Leave out the images and repeat the listing below without a single change.

---

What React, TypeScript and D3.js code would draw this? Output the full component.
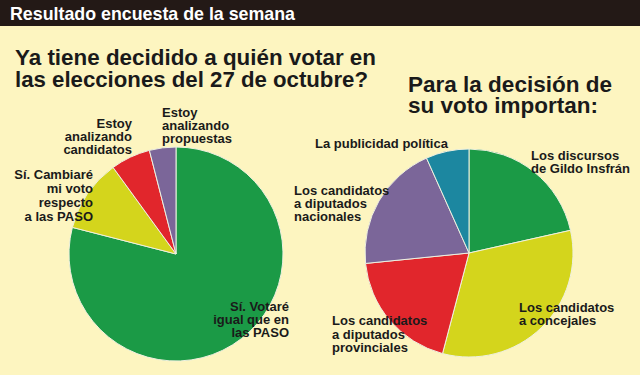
import React from "react";
import * as d3 from "d3";

const headerTitle = "Resultado encuesta de la semana";
const leftHeading = ["Ya tiene decidido a quién votar en", "las elecciones del 27 de octubre?"];
const rightHeading = ["Para la decisión de", "su voto importan:"];

const voteCategories = [
  "Sí. Votaré igual que en las PASO",
  "Sí. Cambiaré mi voto respecto a las PASO",
  "Estoy analizando candidatos",
  "Estoy analizando propuestas",
];
const voteValues = [79, 11, 6, 4];
const voteLabelLines = [
  ["Sí. Votaré", "igual que en", "las PASO"],
  ["Sí. Cambiaré", "mi voto", "respecto", "a las PASO"],
  ["Estoy", "analizando", "candidatos"],
  ["Estoy", "analizando", "propuestas"],
];

const factorCategories = [
  "Los discursos de Gildo Insfrán",
  "Los candidatos a concejales",
  "Los candidatos a diputados provinciales",
  "Los candidatos a diputados nacionales",
  "La publicidad política",
];
const factorValues = [21.5, 32.6, 19.3, 19.9, 6.7];
const factorLabelLines = [
  ["Los discursos", "de Gildo Insfrán"],
  ["Los candidatos", "a concejales"],
  ["Los candidatos", "a diputados", "provinciales"],
  ["Los candidatos", "a diputados", "nacionales"],
  ["La publicidad política"],
];

// layout (not data)
const voteColors = ["#1b9a46", "#d4d51c", "#e1262c", "#7b6699"];
const factorColors = ["#1b9a46", "#d4d51c", "#e1262c", "#7b6699", "#1c87a0"];
const voteLabelLayout = [
  { x: 289, y: 311, lh: 13, anchor: "end" },
  { x: 93, y: 179, lh: 14, anchor: "end" },
  { x: 132, y: 128, lh: 13, anchor: "end" },
  { x: 162, y: 117, lh: 13, anchor: "start" },
];
const factorLabelLayout = [
  { x: 531, y: 160, lh: 12.5, anchor: "start" },
  { x: 519, y: 312, lh: 13, anchor: "start" },
  { x: 332, y: 325, lh: 13.5, anchor: "start" },
  { x: 294, y: 195, lh: 13, anchor: "start" },
  { x: 315, y: 148, lh: 13, anchor: "start" },
];

const FONT = "'Liberation Sans', Arial, Helvetica, sans-serif";
const TEXT = "#1a1a1a";

type LabelLayout = { x: number; y: number; lh: number; anchor: string };

function Pie(props: {
  cx: number;
  cy: number;
  r: number;
  values: number[];
  categories: string[];
  colors: string[];
  lines: string[][];
  layout: LabelLayout[];
}) {
  const { cx, cy, r, values, categories, colors, lines, layout } = props;
  const pie = d3.pie<number>().sort(null).value((d) => d);
  const arcs = pie(values);
  const arc = d3.arc<d3.PieArcDatum<number>>().innerRadius(0).outerRadius(r);
  return (
    <g>
      <g transform={`translate(${cx},${cy})`}>
        {arcs.map((a, i) => (
          <path
            key={categories[i]}
            d={arc(a) || ""}
            fill={colors[i]}
            stroke="#eef0e0"
            strokeWidth={1}
          />
        ))}
      </g>
      {lines.map((ls, i) => (
        <text
          key={"l" + i}
          fontFamily={FONT}
          fontWeight="bold"
          fontSize={13}
          fill={TEXT}
          textAnchor={layout[i].anchor as any}
        >
          {ls.map((t, j) => (
            <tspan key={j} x={layout[i].x} y={layout[i].y + j * layout[i].lh}>
              {t}
            </tspan>
          ))}
        </text>
      ))}
    </g>
  );
}

export default function App() {
  return (
    <svg
      width={640}
      height={375}
      style={{ position: "absolute", left: 0, top: 0, display: "block" }}
    >
      <rect x={0} y={0} width={640} height={375} fill="#fdf5c0" />
      <rect x={0} y={0} width={640} height={26} fill="#231916" />
      <text
        x={10}
        y={20}
        fontFamily={FONT}
        fontWeight="bold"
        fontSize={19}
        fill="#ffffff"
        textLength={285}
        lengthAdjust="spacingAndGlyphs"
      >
        {headerTitle}
      </text>

      <text fontFamily={FONT} fontWeight="bold" fontSize={22.5} fill={TEXT}>
        <tspan x={15} y={65} textLength={361} lengthAdjust="spacingAndGlyphs">
          {leftHeading[0]}
        </tspan>
        <tspan x={15} y={87} textLength={353} lengthAdjust="spacingAndGlyphs">
          {leftHeading[1]}
        </tspan>
      </text>
      <text fontFamily={FONT} fontWeight="bold" fontSize={22.5} fill={TEXT}>
        <tspan x={408} y={92} textLength={204} lengthAdjust="spacingAndGlyphs">
          {rightHeading[0]}
        </tspan>
        <tspan x={408} y={113} textLength={190} lengthAdjust="spacingAndGlyphs">
          {rightHeading[1]}
        </tspan>
      </text>

      <Pie
        cx={176}
        cy={254}
        r={107}
        values={voteValues}
        categories={voteCategories}
        colors={voteColors}
        lines={voteLabelLines}
        layout={voteLabelLayout}
      />
      <Pie
        cx={469}
        cy={253}
        r={104}
        values={factorValues}
        categories={factorCategories}
        colors={factorColors}
        lines={factorLabelLines}
        layout={factorLabelLayout}
      />
    </svg>
  );
}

---

- Written solution:
What React, TypeScript and D3.js code would draw this? Output the full component.
import React from "react";
import * as d3 from "d3";

const headerTitle = "Resultado encuesta de la semana";
const leftHeading = ["Ya tiene decidido a quién votar en", "las elecciones del 27 de octubre?"];
const rightHeading = ["Para la decisión de", "su voto importan:"];

const voteCategories = [
  "Sí. Votaré igual que en las PASO",
  "Sí. Cambiaré mi voto respecto a las PASO",
  "Estoy analizando candidatos",
  "Estoy analizando propuestas",
];
const voteValues = [79, 11, 6, 4];
const voteLabelLines = [
  ["Sí. Votaré", "igual que en", "las PASO"],
  ["Sí. Cambiaré", "mi voto", "respecto", "a las PASO"],
  ["Estoy", "analizando", "candidatos"],
  ["Estoy", "analizando", "propuestas"],
];

const factorCategories = [
  "Los discursos de Gildo Insfrán",
  "Los candidatos a concejales",
  "Los candidatos a diputados provinciales",
  "Los candidatos a diputados nacionales",
  "La publicidad política",
];
const factorValues = [21.5, 32.6, 19.3, 19.9, 6.7];
const factorLabelLines = [
  ["Los discursos", "de Gildo Insfrán"],
  ["Los candidatos", "a concejales"],
  ["Los candidatos", "a diputados", "provinciales"],
  ["Los candidatos", "a diputados", "nacionales"],
  ["La publicidad política"],
];

// layout (not data)
const voteColors = ["#1b9a46", "#d4d51c", "#e1262c", "#7b6699"];
const factorColors = ["#1b9a46", "#d4d51c", "#e1262c", "#7b6699", "#1c87a0"];
const voteLabelLayout = [
  { x: 289, y: 311, lh: 13, anchor: "end" },
  { x: 93, y: 179, lh: 14, anchor: "end" },
  { x: 132, y: 128, lh: 13, anchor: "end" },
  { x: 162, y: 117, lh: 13, anchor: "start" },
];
const factorLabelLayout = [
  { x: 531, y: 160, lh: 12.5, anchor: "start" },
  { x: 519, y: 312, lh: 13, anchor: "start" },
  { x: 332, y: 325, lh: 13.5, anchor: "start" },
  { x: 294, y: 195, lh: 13, anchor: "start" },
  { x: 315, y: 148, lh: 13, anchor: "start" },
];

const FONT = "'Liberation Sans', Arial, Helvetica, sans-serif";
const TEXT = "#1a1a1a";

type LabelLayout = { x: number; y: number; lh: number; anchor: string };

function Pie(props: {
  cx: number;
  cy: number;
  r: number;
  values: number[];
  categories: string[];
  colors: string[];
  lines: string[][];
  layout: LabelLayout[];
}) {
  const { cx, cy, r, values, categories, colors, lines, layout } = props;
  const pie = d3.pie<number>().sort(null).value((d) => d);
  const arcs = pie(values);
  const arc = d3.arc<d3.PieArcDatum<number>>().innerRadius(0).outerRadius(r);
  return (
    <g>
      <g transform={`translate(${cx},${cy})`}>
        {arcs.map((a, i) => (
          <path
            key={categories[i]}
            d={arc(a) || ""}
            fill={colors[i]}
            stroke="#eef0e0"
            strokeWidth={1}
          />
        ))}
      </g>
      {lines.map((ls, i) => (
        <text
          key={"l" + i}
          fontFamily={FONT}
          fontWeight="bold"
          fontSize={13}
          fill={TEXT}
          textAnchor={layout[i].anchor as any}
        >
          {ls.map((t, j) => (
            <tspan key={j} x={layout[i].x} y={layout[i].y + j * layout[i].lh}>
              {t}
            </tspan>
          ))}
        </text>
      ))}
    </g>
  );
}

export default function App() {
  return (
    <svg
      width={640}
      height={375}
      style={{ position: "absolute", left: 0, top: 0, display: "block" }}
    >
      <rect x={0} y={0} width={640} height={375} fill="#fdf5c0" />
      <rect x={0} y={0} width={640} height={26} fill="#231916" />
      <text
        x={10}
        y={20}
        fontFamily={FONT}
        fontWeight="bold"
        fontSize={19}
        fill="#ffffff"
        textLength={285}
        lengthAdjust="spacingAndGlyphs"
      >
        {headerTitle}
      </text>

      <text fontFamily={FONT} fontWeight="bold" fontSize={22.5} fill={TEXT}>
        <tspan x={15} y={65} textLength={361} lengthAdjust="spacingAndGlyphs">
          {leftHeading[0]}
        </tspan>
        <tspan x={15} y={87} textLength={353} lengthAdjust="spacingAndGlyphs">
          {leftHeading[1]}
        </tspan>
      </text>
      <text fontFamily={FONT} fontWeight="bold" fontSize={22.5} fill={TEXT}>
        <tspan x={408} y={92} textLength={204} lengthAdjust="spacingAndGlyphs">
          {rightHeading[0]}
        </tspan>
        <tspan x={408} y={113} textLength={190} lengthAdjust="spacingAndGlyphs">
          {rightHeading[1]}
        </tspan>
      </text>

      <Pie
        cx={176}
        cy={254}
        r={107}
        values={voteValues}
        categories={voteCategories}
        colors={voteColors}
        lines={voteLabelLines}
        layout={voteLabelLayout}
      />
      <Pie
        cx={469}
        cy={253}
        r={104}
        values={factorValues}
        categories={factorCategories}
        colors={factorColors}
        lines={factorLabelLines}
        layout={factorLabelLayout}
      />
    </svg>
  );
}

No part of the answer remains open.